(CINCINNATI) — The family of the toddler who fell into the gorilla enclosure at the Cincinnati Zoo said their child is “doing well” and thanked zookeepers who fatally shot an endangered gorilla in order to rescue the 3-year-old boy.
“Our child has had a checkup by his doctor and is still doing well. We continue to praise God for His grace and mercy, and to be thankful to the Cincinnati Zoo for their actions taken to protect our child,” the family said in a statement to ABC News Wednesday.
The boy fell 15 feet into about 18 inches of water in the animal’s enclosure after crawling over a stainless steel barrier Saturday. Harambe, a 17-year-old silverback gorilla, was “six times stronger than a man” and acting “erratically” when he was shot and killed with the young child between his legs, said Thane Maynard, the director of the Cincinnati Zoo and Botanical Garden.
The family, which continues to decline all interview and meeting requests, said those who wish to offer them gifts should instead donate to the Cincinnati Zoo in memory of the 450-pound gorilla, who was nicknamed Handsome Harambe by zookeepers for his good looks.

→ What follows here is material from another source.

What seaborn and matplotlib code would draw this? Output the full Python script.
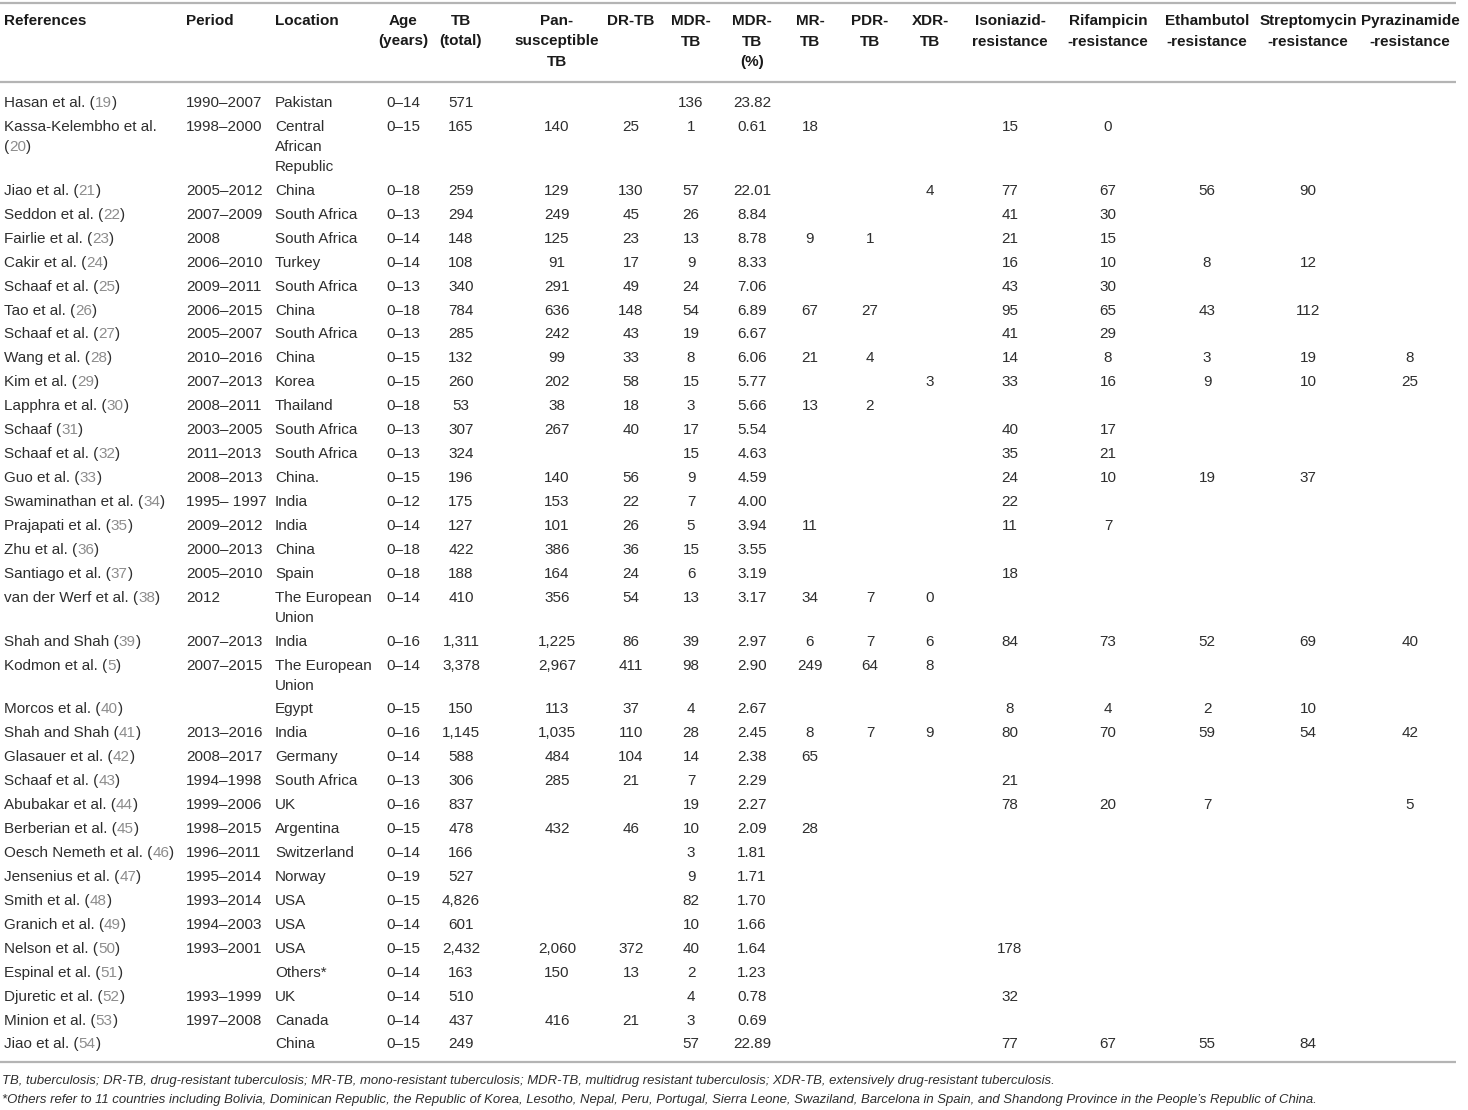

“We are also very appreciative for the expressions of concern and support that have been sent to us. Some have offered money to the family, which we do not want and will not accept. If anyone wishes to make a gift, we recommend a donation to the Cincinnati Zoo in Harambe’s name,” the family said in a statement to ABC News Wednesday.
The incident has struck national outrage from animal rights activists as well as citizens concerned about zoo safety. Prosecutors from Hamilton County, Ohio, said the Cincinnati Police Department will look into the incident for possible criminal charges.
“The incident at the Cincinnati Zoo involving the young child who fell into the gorilla enclosure is under investigation by the Cincinnati Police Department,” Hamilton County Prosecutor Joseph T. Deters said in a statement Tuesday. “Once their investigation is concluded, they will confer with our office on possible criminal charges. When the investigation and review are complete, we will update the media.”
In a later statement, the police department said that its review “is only regarding the actions of the parents-family that led up to the incident and not related to the operation or safety of the Cincinnati Zoo.”
The Association of Zoos and Aquariums said it will also conduct a probe into the shooting death of Harambe. The AZA will request a report from the zoo, which will be reviewed by the accreditation commission, spokesman Rob Vernon said.
The Cincinnati Zoo and Botanical Gardens did not immediately respond to ABC News’ request for comment.